When, as from 1963 in particular, cadres left initially for Tanganyika and later in 1964 to Zambia they were moving into the welcoming secret arms of the Rhodesian intelligence operatives already domiciled in Zambia. 

Real politics goes on at this level while political shadows visible to blind eyes take place in media, both print and electronic, and conversations on the streets and ‘corridors of power.’ 

Intelligence organisations are the watchdogs and protectors or powerful economic interests at national and international levels. 

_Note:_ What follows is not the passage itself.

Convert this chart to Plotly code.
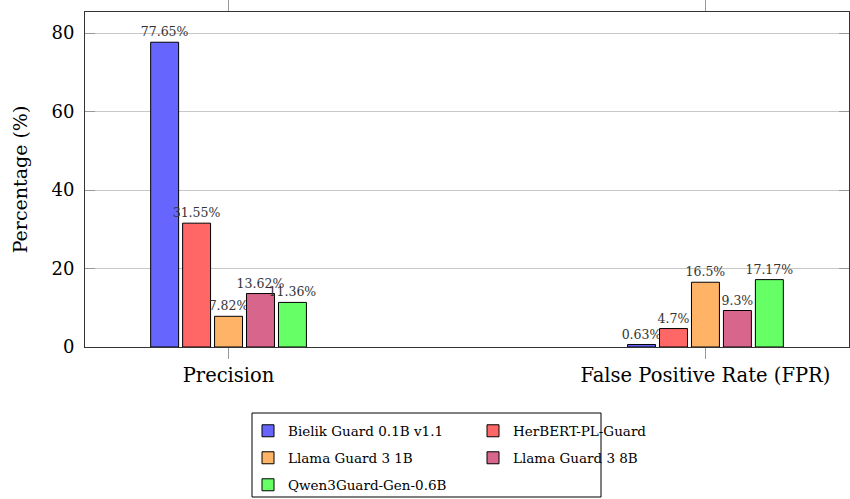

Failure to see hidden hands tends to cloud what exactly is happening on the political front. As a result, some people begin to see struggles within the struggle, in actual fact an admission of political blindness and failure to unravel the identify the real politico-economic players. To assume attainment of independence put paid to the political shenanigans alluded to above is to bury one’s head in the sand, ostrich style. As long as the resources are finite and there are men with insatiable appetites for good money, political manipulation will not end. 

The local black agents from long ago will continue to masquerade as holier than thou agents for African liberation when, in actual fact, they are wolves in sheep’s clothing. Indeed, as the Bible says, ye shall know them by their fruits.

This article is written to provide some theoretical background to an analysis of events that led to the Lancaster House Talks in September 1979 culminating in a ceasefire in December of the same year. We shall trace the events that took place in Portugal with repercussions on the political goings-on and their economic ramifications in Southern Africa. 

The question is whether or not the pre-Lancaster House processes and interests have run full circle and ended or they continue manifesting themselves under guises of thinly veiled language calculated to hoodwink the unsuspecting and the gullible and                                                                                         yet the same old interests are being advanced, albeit under a new deceptive coat and lease of life.